From 1971 to 2011, over 1,500 artists participated in the ETC residency program, which functioned as a site for exploration, education, and practice for media artists. This exhibition spans works from the 1960s through the 2000s and also includes a collection of original analog instruments designed by artists/technologists, as well as two interactive installations featuring contemporary tools designed by Dave Jones, a long‐time collaborator with ETC, and by Jason and Debora  Bernagozzi, founders of the new media organization Signal Culture in Owego, New York.

This exhibition and programming have been made possible by the generous support of The Hunter Art Exhibition Fund, Foundation To Life, Inc., The Ruth Stanton Foundation, The Arts Across the Curriculum Initiative at Hunter College, funded by the Andrew W. Mellon Foundation; the Rose Goldsen Archive of New Media Art and the Digitization and Conservation Services, Cornell Library; Society for the Humanities, Cornell University; the Experimental Television Center, New York State Council for the Humanities, Electronic Arts Intermix, Dave Jones Design, and Signal Culture.

This exhibition is presented by the Hunter College Art Galleries in Collaboration with the Rose Goldsen Archive of New Media Art, Cornell Library.

About the Experimental Television Center

In 1971 Ralph Hocking, a professor in the Cinema Department at Binghamton University founded the Experimental Television Center out of his media-­access organization Student Experiments in Television (SET). As the interest in video as an artistic medium gained momentum, the ETC provided access to and training in the use of this new technology to artists, interested citizens, and social, cultural, and educational organizations. Invested in pushing the boundaries of the video medium, the ETC developed a research program to create a more flexible set of processing tools for artists. Under the direction of artist Nam June Paik and video engineer Shuya Abe, a Paik/Abe Video Synthesizer was constructed for the Center's permanent use, which launched the ETC artist's residency program.

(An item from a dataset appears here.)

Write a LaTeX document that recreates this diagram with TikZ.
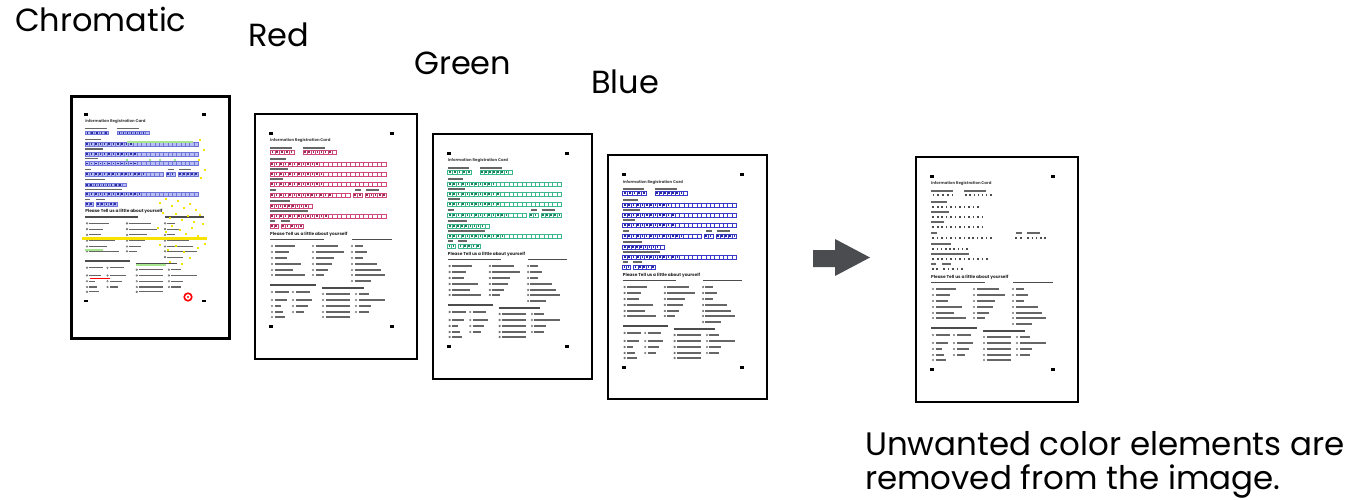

Although the Center closed its physical space in 2011, its philosophy and ethos endures through an ongoing commitment to education, research, and the preservation of video as a medium. According to this mission, the ETC's comprehensive   archive is now housed in the Rose Goldsen Archive of New Media Art at Cornell University, Ithaca, New York, and is  currently being digitized, preserved, and made available for research. The Experimental Television Center would like to  thank some of its many funders over the past forty years: New York State Council on the Arts, National Endowment for the Arts, Daniel Langlois Foundation for Art, Science, and Technology, the Andy Warhol Foundation, mediaThe foundation inc., and the Institute for Electronic Arts at Alfred University.

About the Hunter College Art Galleries:

The Hunter College Art Galleries, under the auspices of the Department of Art and Art History, have been a vital aspect of the New York cultural landscape since their inception over a quarter of a century ago. This exhibition builds on a long tradition of creative interchange between the disciplines of art history and studio art at Hunter.

Widely regarded as one of the leading art programs in the country, Hunter College's Department of Art and Art History serves both undergraduate and graduate students, offering an undergraduate major in Art, a BFA and an MFA in Studio Art, and an MA in Art History. In its 2012 rankings of "America's Best Graduate Schools," U.S. News & World Report ranked Hunter's Master of Fine Arts program thirteenth and the painting and drawing program seventh in the nation.